Of course, finding something you like does not mean you can jump straight in and plonk your funds down on a whim, he adds.
So he spent some time doing his research on Amazon.com. This is made easy now for the "amateur" investor like himself, he says, with information available free and at the click of a mouse button.
"The Internet is a great equaliser!"
In the past, only professionals had easy access to business information providers such as Bloomberg and Reuters. Research meant trudging from one library shelf to another, and paying a lot for materials to be couriered from the US.
After doing his legwork, he contacted the Singapore branch of US broking firm SalomonSmithBarney and made his first stock buy.
A year later its initial public offering, his hunch about Amazon.com proved accurate. Wall Street began to realise the huge potential of Internet retail. The trading volume and stock price of Amazon.com shot up.
Last month, it hit a high of US$221 (S$345) -- compared to its initial public offer price of US$3. Mr Lim sold most of his stocks while the price was climbing from January to last month. It has since dropped to under US$120.
Since buying Amazon.com, he has also gone on to invest in a dozen other stocks, including a battery company, US toy maker Hasbro, and luxury retailer Tiffany & Co.
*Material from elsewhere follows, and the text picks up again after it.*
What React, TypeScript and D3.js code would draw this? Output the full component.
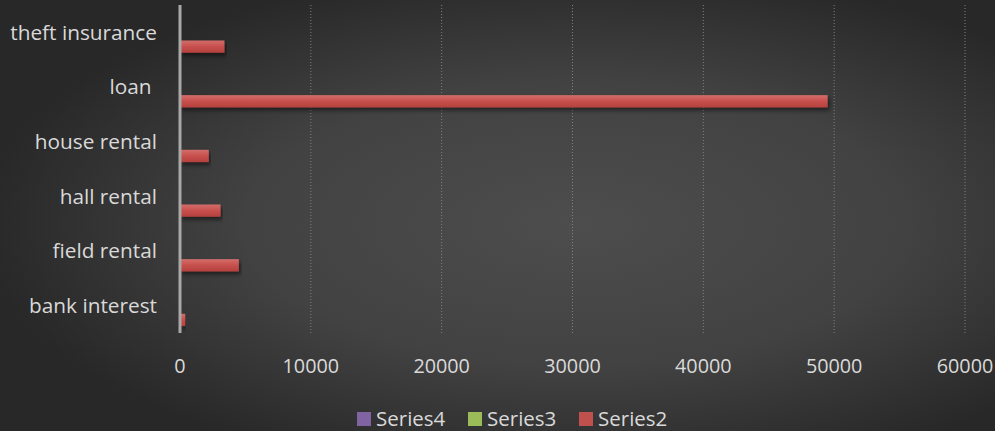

And, yes, it was while he was walking around a shopping centre that he picked up the last two companies.
"That was last Christmas, when Furbies hit the market," he explains. The "must have" toy of the season, marketed by Hasbro, is a gremlin-like creature which babbles in its own language.
As for Tiffany, he was walking in Ngee Ann City when he saw that the shop "was so crowded that nobody could get in". He thought that would be a good investment.
From toys and Tiffany's to technology. Next stop for Mr Lim is Silicon Valley. He will be leaving for Palo Alto, California next week.
There, he hopes to learn first-hand about Internet business strategies, start-up companies and venture capital from the experts there. He does not have a job lined up yet.
For starters, he will also be enrolling in a summer course at Stanford University with the money he has made from investments -- he calls it his "Amazon.com scholarship".
"Who knows, I may find another company to invest in," he says. Perhaps, he may even become a technopreneur.
To Mr Lim, whose father, Mr T.Q. Lim, 63, is a judicial commissioner, and mother Mary, 57, a junior-college teacher, the world is a sea of possibilities. And he would like to have a hand in just about any of them.
"I like everything, from Internet to art history. It's difficult to put me in a box."
He adds, almost gleefully: "People find it hard to categorise me."
He says: "I had this idea of telling people that they have an edge as amateurs. There is too much hype out there about qualifications. You don't need an MBA or CFA -- or, Chartered Financial Analyst, a professional investment qualification.
And he admits readily: "I want to evangelise Peter Lynch's ideas. I am evidence of that."